Merging galaxies create a binary quasar (w/ Video)
Astronomers have found the first clear evidence of a binary quasar within a pair of actively merging galaxies. Quasars are the extremely bright centers of galaxies surrounding super-massive black holes, and binary quasars are pairs of quasars bound together by gravity. Binary quasars, like other quasars, are thought to be the product of galaxy mergers.
Until now, however, binary quasars have not been seen in galaxies that are unambiguously in the act of merging. But images of a new binary quasar from the Carnegie Institution's Magellan telescope in Chile show two distinct galaxies with "tails" produced by tidal forces from their mutual gravitational attraction.
"This is really the first case in which you see two separate galaxies, both with quasars, that are clearly interacting," says Carnegie astronomer John Mulchaey who made observations crucial to understanding the galaxy merger.
Most, if not all, large galaxies, such as our galaxy the Milky Way, host super-massive black holes at their centers. Because galaxies regularly interact and merge, astronomers have assumed that binary super-massive black holes have been common in the Universe, especially during its early history. Black holes can only be detected as quasars when they are actively accreting matter, a process that releases vast amounts of energy. A leading theory is that galaxy mergers trigger accretion, creating quasars in both galaxies. Because most of such mergers would have happened in the distant past, binary quasars and their associated galaxies are very far away and therefore difficult for most telescopes to resolve.
The binary quasar, labeled SDSS J1254+0846, was initially detected by the Sloan Digital Sky Survey, a large scale astronomical survey of galaxies and over 120,000 quasars. Further observations by Paul Green of the Harvard-Smithsonian Center for Astrophysics and colleagues using NASA's Chandra's X-ray Observatory and telescopes at Kitt Peak National Observatory in Arizona and Palomar Observatory in California indicated that the object was likely a binary quasar in the midst of a galaxy merger. Carnegie's Mulchaey then used the 6.5 meter Baade-Magellan telescope at the Las Campanas observatory in Chile to obtain deeper images and more detailed spectroscopy of the merging galaxies.
"Just because you see two galaxies that are close to each other in the sky doesn't mean they are merging," says Mulchaey. "But from the Magellan images we can actually see tidal tails, one from each galaxy, which suggests that the galaxies are in fact interacting and are in the process of merging."
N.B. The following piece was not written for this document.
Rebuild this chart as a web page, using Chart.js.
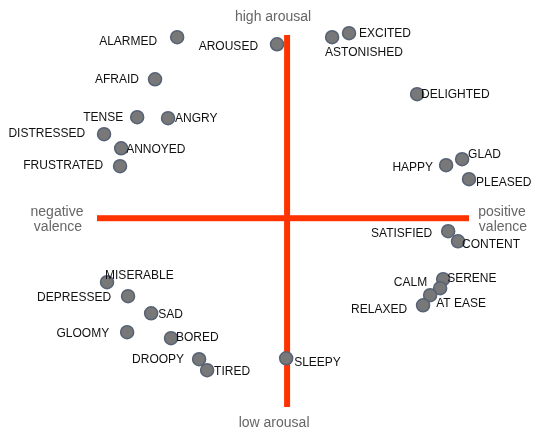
<!DOCTYPE html>
<html>
<head>
<meta charset="utf-8">
<script src="https://cdn.jsdelivr.net/npm/chart.js@4"></script>
<style>
html,body{margin:0;padding:0;background:#fff;}
canvas{display:block;}
</style>
</head>
<body>
<canvas id="c" width="540" height="446"></canvas>
<script>
// ---- data ----
const labels = ["ALARMED","AROUSED","ASTONISHED","EXCITED","DELIGHTED","HAPPY","GLAD","PLEASED",
  "AFRAID","TENSE","ANGRY","DISTRESSED","ANNOYED","FRUSTRATED",
  "SATISFIED","CONTENT","SERENE","CALM","AT EASE","RELAXED","SLEEPY",
  "MISERABLE","DEPRESSED","SAD","GLOOMY","BORED","DROOPY","TIRED"];
const valence = [-0.591,-0.054,0.242,0.333,0.699,0.855,0.941,0.978,
  -0.710,-0.806,-0.640,-0.984,-0.892,-0.898,
  0.866,0.919,0.839,0.823,0.769,0.731,-0.005,
  -0.968,-0.855,-0.731,-0.860,-0.624,-0.473,-0.430];
const arousal = [0.973,0.935,0.973,0.995,0.667,0.285,0.317,0.210,
  0.747,0.543,0.538,0.452,0.376,0.280,
  -0.070,-0.124,-0.328,-0.376,-0.414,-0.468,-0.753,
  -0.344,-0.419,-0.511,-0.613,-0.645,-0.758,-0.817];
const axisTitles = {top:"high arousal", bottom:"low arousal", left:["negative","valence"], right:["positive","valence"]};

// ---- label placement (style) : [align, dx, dy] ----
const labelPlace = {
  "ALARMED":["right",-20,4],"AROUSED":["right",-19,2],"ASTONISHED":["left",-7,15],"EXCITED":["left",10,1],
  "DELIGHTED":["left",4,1],"HAPPY":["right",-13,2],"GLAD":["left",6,-5],"PLEASED":["left",7,4],
  "AFRAID":["right",-16,0],"TENSE":["right",-14,0],"ANGRY":["left",7,1],"DISTRESSED":["right",-19,0],
  "ANNOYED":["left",5,1],"FRUSTRATED":["right",-17,0],"SATISFIED":["right",-16,2],"CONTENT":["left",4,3],
  "SERENE":["left",4,-1],"CALM":["right",-13,-5],"AT EASE":["left",6,8],"RELAXED":["right",-16,4],
  "SLEEPY":["left",8,4],"MISERABLE":["left",-2,-7],"DEPRESSED":["right",-17,2],"SAD":["left",7,1],
  "GLOOMY":["right",-18,1],"BORED":["left",5,0],"DROOPY":["right",-15,0],"TIRED":["left",7,2]
};

const points = labels.map((l,i)=>({x:valence[i], y:arousal[i], label:l}));

const axesPlugin = {
  id:'quadAxes',
  beforeDatasetsDraw(chart){
    const {ctx, chartArea:a, scales:{x,y}} = chart;
    const x0 = x.getPixelForValue(0), y0 = y.getPixelForValue(0);
    ctx.save();
    ctx.fillStyle = '#ff3300';
    ctx.fillRect(a.left, y0-3, a.right-a.left, 6);
    ctx.fillRect(x0-3, a.top, 6, a.bottom-a.top);
    ctx.fillStyle = '#666';
    ctx.font = '14px "Liberation Sans", Arial, sans-serif';
    ctx.textAlign = 'center';
    ctx.textBaseline = 'middle';
    ctx.fillText(axisTitles.top, x0-14, a.top-18);
    ctx.fillText(axisTitles.bottom, x0-13, a.bottom+16);
    ctx.fillText(axisTitles.left[0], a.left-40, y0-6);
    ctx.fillText(axisTitles.left[1], a.left-39, y0+9);
    ctx.fillText(axisTitles.right[0], a.right+33, y0-6);
    ctx.fillText(axisTitles.right[1], a.right+34, y0+9);
    ctx.restore();
  },
  afterDatasetsDraw(chart){
    const {ctx} = chart;
    const meta = chart.getDatasetMeta(0);
    ctx.save();
    ctx.font = '12px "Liberation Sans", Arial, sans-serif';
    ctx.fillStyle = '#111';
    ctx.textBaseline = 'middle';
    meta.data.forEach((el,i)=>{
      const lab = points[i].label;
      const p = labelPlace[lab] || ['left',8,0];
      ctx.textAlign = p[0];
      ctx.fillText(lab, el.x + p[1], el.y + p[2]);
    });
    ctx.restore();
  }
};

new Chart(document.getElementById('c'), {
  type:'scatter',
  data:{datasets:[{
    data:points,
    pointRadius:6.5,
    pointBackgroundColor:'#787878',
    pointBorderColor:'#566275',
    pointBorderWidth:1.5,
    clip:false
  }]},
  options:{
    responsive:false,
    animation:false,
    layout:{padding:{left:97,right:71,top:35,bottom:39}},
    plugins:{legend:{display:false},tooltip:{enabled:false}},
    scales:{
      x:{type:'linear',display:false,min:-1.022,max:0.978},
      y:{type:'linear',display:false,min:-1.015,max:0.985}
    }
  },
  plugins:[axesPlugin]
});
</script>
</body>
</html>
Thomas Cox, now a fellow at the Carnegie Observatories, corroborated this conclusion using computer simulations of the merging galaxies. When Cox's model galaxies merged, they showed features remarkably similar to what Mulchaey observed in the Magellan images. "The model verifies the merger origin for this binary quasar system," he says. "It also hints that this kind of galaxy interaction is a key component of the growth of black holes and production of quasars throughout our universe."